What you should do ->
Count the lines below that contain the word "this" and give only that number.

Begin Material supplied

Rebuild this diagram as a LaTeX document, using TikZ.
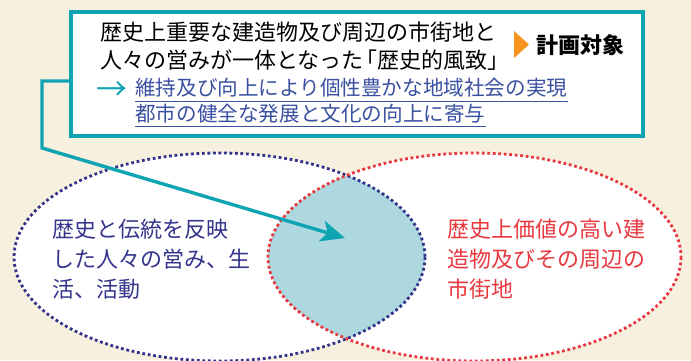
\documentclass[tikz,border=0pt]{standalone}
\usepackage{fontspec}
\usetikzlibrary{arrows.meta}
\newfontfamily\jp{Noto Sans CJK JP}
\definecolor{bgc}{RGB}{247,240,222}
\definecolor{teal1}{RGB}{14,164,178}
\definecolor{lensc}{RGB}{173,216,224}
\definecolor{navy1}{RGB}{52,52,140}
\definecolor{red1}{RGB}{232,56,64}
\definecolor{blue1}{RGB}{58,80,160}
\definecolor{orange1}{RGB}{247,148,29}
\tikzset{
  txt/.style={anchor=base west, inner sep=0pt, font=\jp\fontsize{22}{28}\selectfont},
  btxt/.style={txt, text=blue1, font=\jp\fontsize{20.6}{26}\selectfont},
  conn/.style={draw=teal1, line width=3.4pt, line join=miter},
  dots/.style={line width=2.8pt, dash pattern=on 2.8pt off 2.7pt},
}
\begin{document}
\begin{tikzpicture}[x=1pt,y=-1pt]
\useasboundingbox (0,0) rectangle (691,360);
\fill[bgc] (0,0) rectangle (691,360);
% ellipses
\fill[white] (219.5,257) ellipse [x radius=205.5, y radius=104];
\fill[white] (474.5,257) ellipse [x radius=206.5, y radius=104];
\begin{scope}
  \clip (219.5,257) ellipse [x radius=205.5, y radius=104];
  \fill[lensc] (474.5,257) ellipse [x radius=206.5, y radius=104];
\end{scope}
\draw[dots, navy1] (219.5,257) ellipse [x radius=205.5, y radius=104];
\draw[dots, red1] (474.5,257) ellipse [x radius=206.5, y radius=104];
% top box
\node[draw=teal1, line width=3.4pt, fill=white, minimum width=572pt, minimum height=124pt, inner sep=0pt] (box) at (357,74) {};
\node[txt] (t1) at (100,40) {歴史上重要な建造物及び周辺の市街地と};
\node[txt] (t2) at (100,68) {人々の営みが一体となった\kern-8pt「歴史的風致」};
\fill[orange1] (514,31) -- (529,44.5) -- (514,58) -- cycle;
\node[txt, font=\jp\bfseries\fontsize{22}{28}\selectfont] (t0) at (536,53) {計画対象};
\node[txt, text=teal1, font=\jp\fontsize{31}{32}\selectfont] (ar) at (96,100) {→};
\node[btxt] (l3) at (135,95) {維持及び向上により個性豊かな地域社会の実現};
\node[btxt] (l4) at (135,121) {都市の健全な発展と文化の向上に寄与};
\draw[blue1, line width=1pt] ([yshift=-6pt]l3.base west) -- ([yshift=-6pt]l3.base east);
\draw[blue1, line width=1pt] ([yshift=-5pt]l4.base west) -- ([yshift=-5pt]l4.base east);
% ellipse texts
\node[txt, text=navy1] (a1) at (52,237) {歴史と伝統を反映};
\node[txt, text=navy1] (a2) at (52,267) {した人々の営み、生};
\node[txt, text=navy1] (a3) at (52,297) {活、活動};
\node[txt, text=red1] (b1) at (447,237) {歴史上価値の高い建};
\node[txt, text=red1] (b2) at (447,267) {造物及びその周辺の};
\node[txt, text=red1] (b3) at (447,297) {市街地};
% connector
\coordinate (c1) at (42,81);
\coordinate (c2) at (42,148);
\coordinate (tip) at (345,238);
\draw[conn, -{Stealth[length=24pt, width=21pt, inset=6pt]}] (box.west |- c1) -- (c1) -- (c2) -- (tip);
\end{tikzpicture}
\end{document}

End Material supplied
Begin Material supplied

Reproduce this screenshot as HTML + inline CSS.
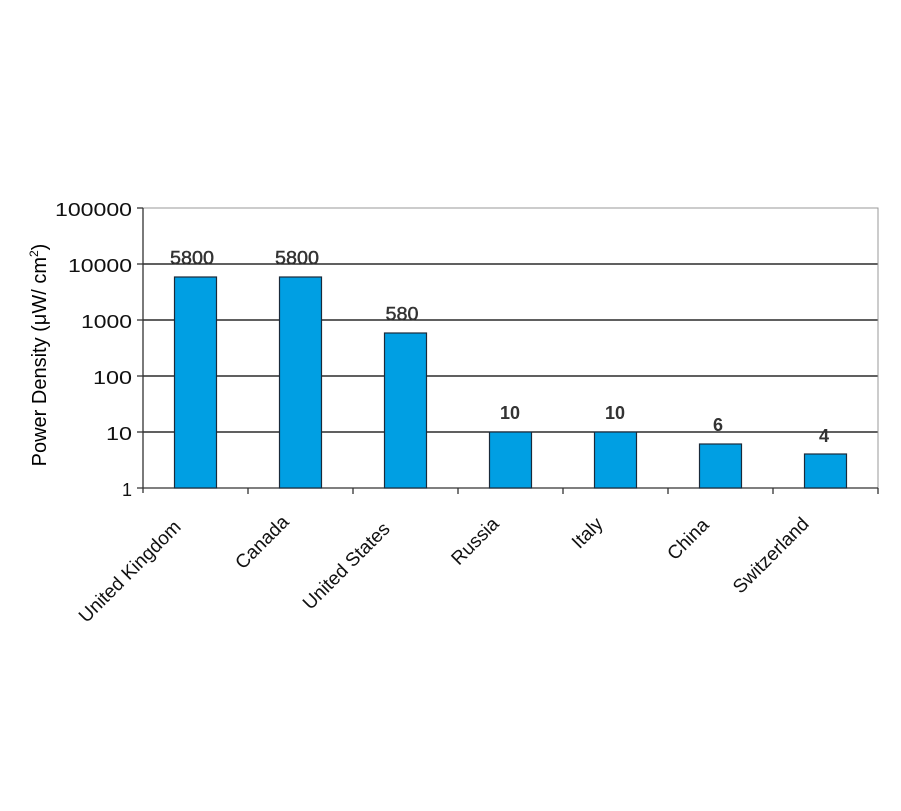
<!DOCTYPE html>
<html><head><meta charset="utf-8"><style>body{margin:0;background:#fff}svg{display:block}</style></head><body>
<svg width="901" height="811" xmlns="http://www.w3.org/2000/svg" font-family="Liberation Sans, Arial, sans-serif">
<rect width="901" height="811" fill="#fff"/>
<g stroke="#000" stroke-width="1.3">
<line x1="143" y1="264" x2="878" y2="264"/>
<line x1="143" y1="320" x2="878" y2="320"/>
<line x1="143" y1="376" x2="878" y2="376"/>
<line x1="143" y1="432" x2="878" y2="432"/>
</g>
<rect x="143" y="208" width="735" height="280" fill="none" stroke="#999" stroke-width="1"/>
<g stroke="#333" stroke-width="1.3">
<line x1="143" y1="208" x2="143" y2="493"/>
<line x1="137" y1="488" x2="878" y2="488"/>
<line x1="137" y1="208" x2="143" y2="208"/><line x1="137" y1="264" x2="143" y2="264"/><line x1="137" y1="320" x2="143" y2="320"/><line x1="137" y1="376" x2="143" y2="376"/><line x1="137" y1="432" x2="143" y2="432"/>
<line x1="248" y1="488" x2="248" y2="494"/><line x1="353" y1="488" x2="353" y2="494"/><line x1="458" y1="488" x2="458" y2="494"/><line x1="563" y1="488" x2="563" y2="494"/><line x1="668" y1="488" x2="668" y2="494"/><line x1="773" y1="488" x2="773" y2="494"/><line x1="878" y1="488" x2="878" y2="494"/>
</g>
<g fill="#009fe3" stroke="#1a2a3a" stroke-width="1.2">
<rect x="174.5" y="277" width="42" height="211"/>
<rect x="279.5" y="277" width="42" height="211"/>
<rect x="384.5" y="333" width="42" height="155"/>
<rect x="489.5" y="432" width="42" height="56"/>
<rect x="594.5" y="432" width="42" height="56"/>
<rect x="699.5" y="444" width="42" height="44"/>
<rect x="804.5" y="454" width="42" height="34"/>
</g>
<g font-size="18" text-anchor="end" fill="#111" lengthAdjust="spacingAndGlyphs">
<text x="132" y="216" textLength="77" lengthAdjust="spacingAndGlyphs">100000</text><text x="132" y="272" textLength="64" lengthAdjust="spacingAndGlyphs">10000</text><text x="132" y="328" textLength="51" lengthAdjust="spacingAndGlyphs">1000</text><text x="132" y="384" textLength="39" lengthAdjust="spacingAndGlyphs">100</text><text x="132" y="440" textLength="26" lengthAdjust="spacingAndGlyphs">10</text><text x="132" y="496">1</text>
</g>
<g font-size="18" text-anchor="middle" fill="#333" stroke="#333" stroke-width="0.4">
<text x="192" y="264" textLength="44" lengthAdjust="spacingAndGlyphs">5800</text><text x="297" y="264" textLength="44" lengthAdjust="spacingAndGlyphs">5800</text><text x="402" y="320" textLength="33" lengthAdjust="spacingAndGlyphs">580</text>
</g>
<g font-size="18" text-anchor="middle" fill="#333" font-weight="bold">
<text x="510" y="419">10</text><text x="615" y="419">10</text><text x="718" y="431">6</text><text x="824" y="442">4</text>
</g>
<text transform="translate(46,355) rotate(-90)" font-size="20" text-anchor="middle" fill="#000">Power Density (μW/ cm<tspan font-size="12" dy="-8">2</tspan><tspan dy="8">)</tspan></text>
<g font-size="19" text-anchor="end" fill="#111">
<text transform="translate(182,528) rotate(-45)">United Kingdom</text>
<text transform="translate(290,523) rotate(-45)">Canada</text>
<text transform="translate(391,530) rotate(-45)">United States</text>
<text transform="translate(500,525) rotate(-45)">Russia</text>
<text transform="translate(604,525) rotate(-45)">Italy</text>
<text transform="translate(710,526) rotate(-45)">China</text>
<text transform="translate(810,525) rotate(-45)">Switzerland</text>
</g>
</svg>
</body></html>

End Material supplied

Result ->
2